Find the lines that contain the word "matplotlib" and copy each one.

-- Start Recorded data --

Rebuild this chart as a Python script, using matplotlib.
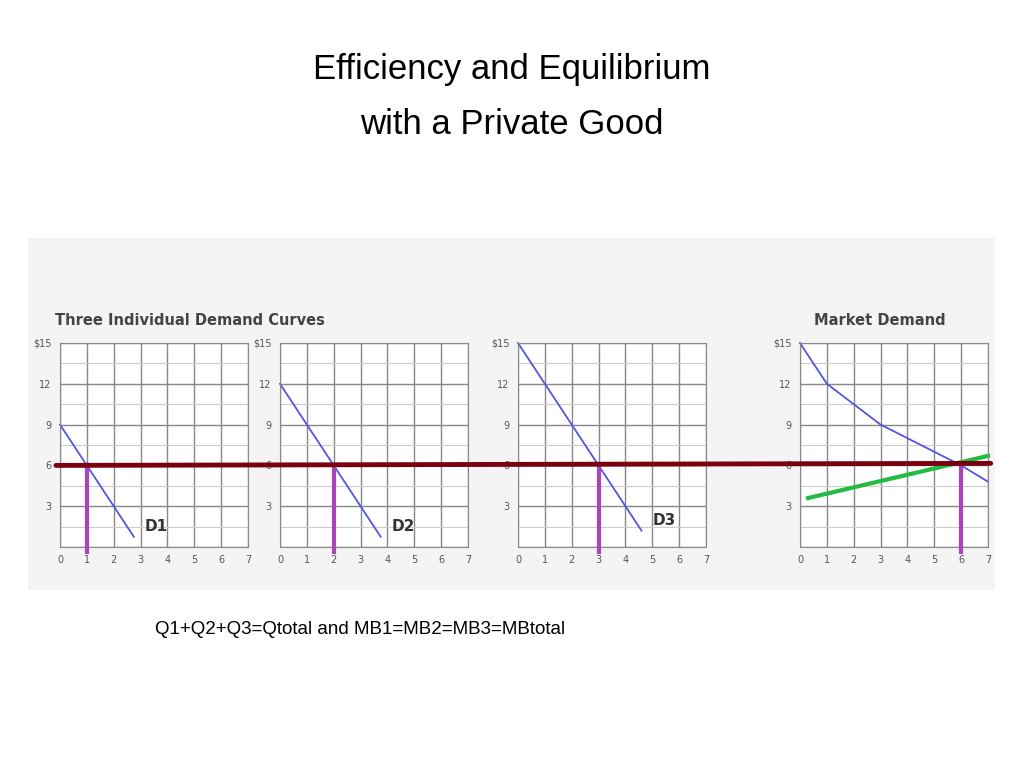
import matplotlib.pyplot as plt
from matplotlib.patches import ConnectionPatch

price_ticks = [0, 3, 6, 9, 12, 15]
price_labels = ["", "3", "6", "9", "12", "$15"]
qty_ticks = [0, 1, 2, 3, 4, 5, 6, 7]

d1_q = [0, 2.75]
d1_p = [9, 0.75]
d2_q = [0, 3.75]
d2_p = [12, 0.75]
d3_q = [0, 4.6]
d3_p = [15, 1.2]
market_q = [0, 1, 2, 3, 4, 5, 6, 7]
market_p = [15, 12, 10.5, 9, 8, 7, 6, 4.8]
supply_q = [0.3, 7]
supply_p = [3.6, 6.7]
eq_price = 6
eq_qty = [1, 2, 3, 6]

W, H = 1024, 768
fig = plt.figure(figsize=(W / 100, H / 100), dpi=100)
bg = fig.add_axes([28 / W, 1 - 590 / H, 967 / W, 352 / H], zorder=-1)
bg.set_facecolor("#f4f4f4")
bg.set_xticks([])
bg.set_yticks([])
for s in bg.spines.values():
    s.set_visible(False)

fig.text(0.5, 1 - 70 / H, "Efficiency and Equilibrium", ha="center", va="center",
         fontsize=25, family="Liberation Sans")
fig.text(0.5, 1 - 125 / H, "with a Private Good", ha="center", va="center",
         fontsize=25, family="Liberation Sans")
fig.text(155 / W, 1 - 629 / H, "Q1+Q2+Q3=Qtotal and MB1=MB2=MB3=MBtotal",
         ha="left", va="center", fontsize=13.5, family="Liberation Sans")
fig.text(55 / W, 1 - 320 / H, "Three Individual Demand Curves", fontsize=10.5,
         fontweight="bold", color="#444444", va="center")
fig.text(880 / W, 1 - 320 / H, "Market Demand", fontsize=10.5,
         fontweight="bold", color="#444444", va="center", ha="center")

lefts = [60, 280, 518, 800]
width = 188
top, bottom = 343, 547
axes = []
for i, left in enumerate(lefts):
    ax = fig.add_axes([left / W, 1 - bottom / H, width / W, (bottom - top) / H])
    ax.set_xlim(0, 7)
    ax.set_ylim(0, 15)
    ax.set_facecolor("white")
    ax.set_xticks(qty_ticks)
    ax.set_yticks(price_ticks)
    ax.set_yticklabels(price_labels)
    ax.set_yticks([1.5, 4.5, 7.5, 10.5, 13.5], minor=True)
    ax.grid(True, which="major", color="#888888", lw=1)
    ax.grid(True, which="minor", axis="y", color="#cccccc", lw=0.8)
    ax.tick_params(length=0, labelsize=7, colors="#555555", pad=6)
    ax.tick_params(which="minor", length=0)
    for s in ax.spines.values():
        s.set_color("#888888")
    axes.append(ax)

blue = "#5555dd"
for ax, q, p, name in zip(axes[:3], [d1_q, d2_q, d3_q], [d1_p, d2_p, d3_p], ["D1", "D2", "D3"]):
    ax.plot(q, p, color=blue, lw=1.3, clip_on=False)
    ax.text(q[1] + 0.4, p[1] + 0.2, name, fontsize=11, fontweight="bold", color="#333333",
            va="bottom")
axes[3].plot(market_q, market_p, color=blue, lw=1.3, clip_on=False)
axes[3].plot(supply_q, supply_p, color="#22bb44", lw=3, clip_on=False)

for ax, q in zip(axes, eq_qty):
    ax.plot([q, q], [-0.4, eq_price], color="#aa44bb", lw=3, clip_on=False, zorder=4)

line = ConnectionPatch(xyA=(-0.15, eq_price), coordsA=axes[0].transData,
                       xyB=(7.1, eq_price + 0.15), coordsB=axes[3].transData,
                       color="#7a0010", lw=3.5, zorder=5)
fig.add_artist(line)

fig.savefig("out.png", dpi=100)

-- End Recorded data --

Exercise answer:
Rebuild this chart as a Python script, using matplotlib.
import matplotlib.pyplot as plt
from matplotlib.patches import ConnectionPatch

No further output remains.